Here are the final numerical results for each section of the exam. You can use them to check your work if you do the exam for practice. If you have trouble with the problems, or don't get the answers shown here, stop by during office hours or make and appointment and we can go over them.
Q = 500 million kg; change in CS = -$1.5 billion; change in PS = -$750 million; DWL = $2.25 billion; black market price = $3.20/kg (16 times the official price of $0.20/kg).
B is CD and g = 0.4. Derivation and diagram omitted.
Qx = 55; Qy = 165; change in revenue = -$470; government runs a deficit and the policy does not break even; CV = -$264 (household is better off). Not required: total change in SS = $264 - $470 = -$206.
(a) Derivations omitted; C is PC and d = 2.
(b) Qx = 63; Qy = 126; CV = -$144 (household is better off); net effect on revenue = -$168; policy does not break even and causes a deficit; change in SS = $144 - $168 = -$24; diagram omitted.
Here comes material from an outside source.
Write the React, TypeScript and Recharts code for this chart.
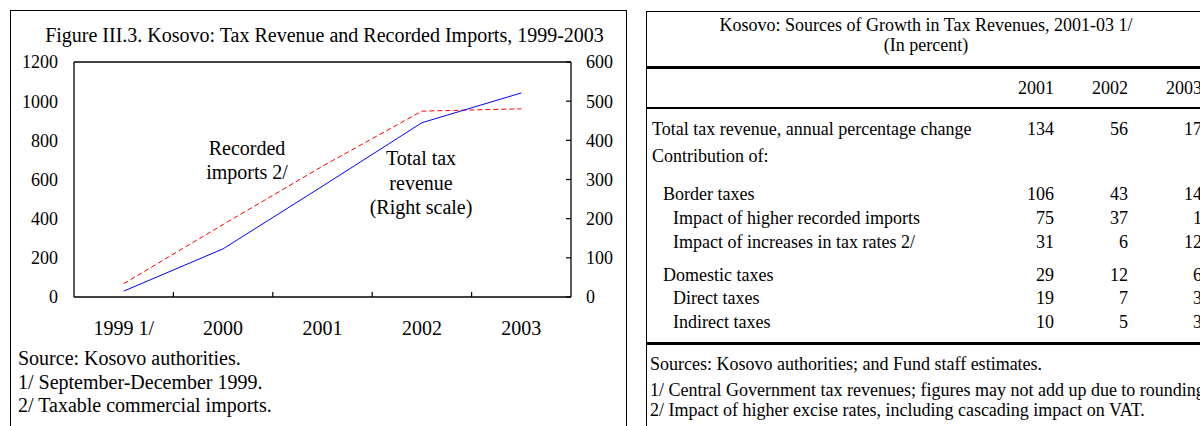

Qx1 = 150; Qy1 = 50; Qx2 = 130; net revenue = $130-$10 = $120; CV = $135 (household is worse off); Qx3 = 141; substitution effect = -9; income effect = -11.
Qx1 = 200; Qy1 = 100; Qx2 = 170; net revenue = $170+$10 = $180; effective tax rate on L = $120/$1000 = 0.12; effective tax rate on H = $180/$1500 = 0.12; yes, the adjustment has kept the policy from being regressive (in fact the burden is proportional).
Extra credit: using the initial Qx and M values for the L and H households allows the income elasticity to be computed (i.e., looking at how Qx changes when M changes). It's 0.67 so X is a necessity and consumption doesn't rise in proportion to income. Without the means-tested lump-sum adjustment the tax would be regressive.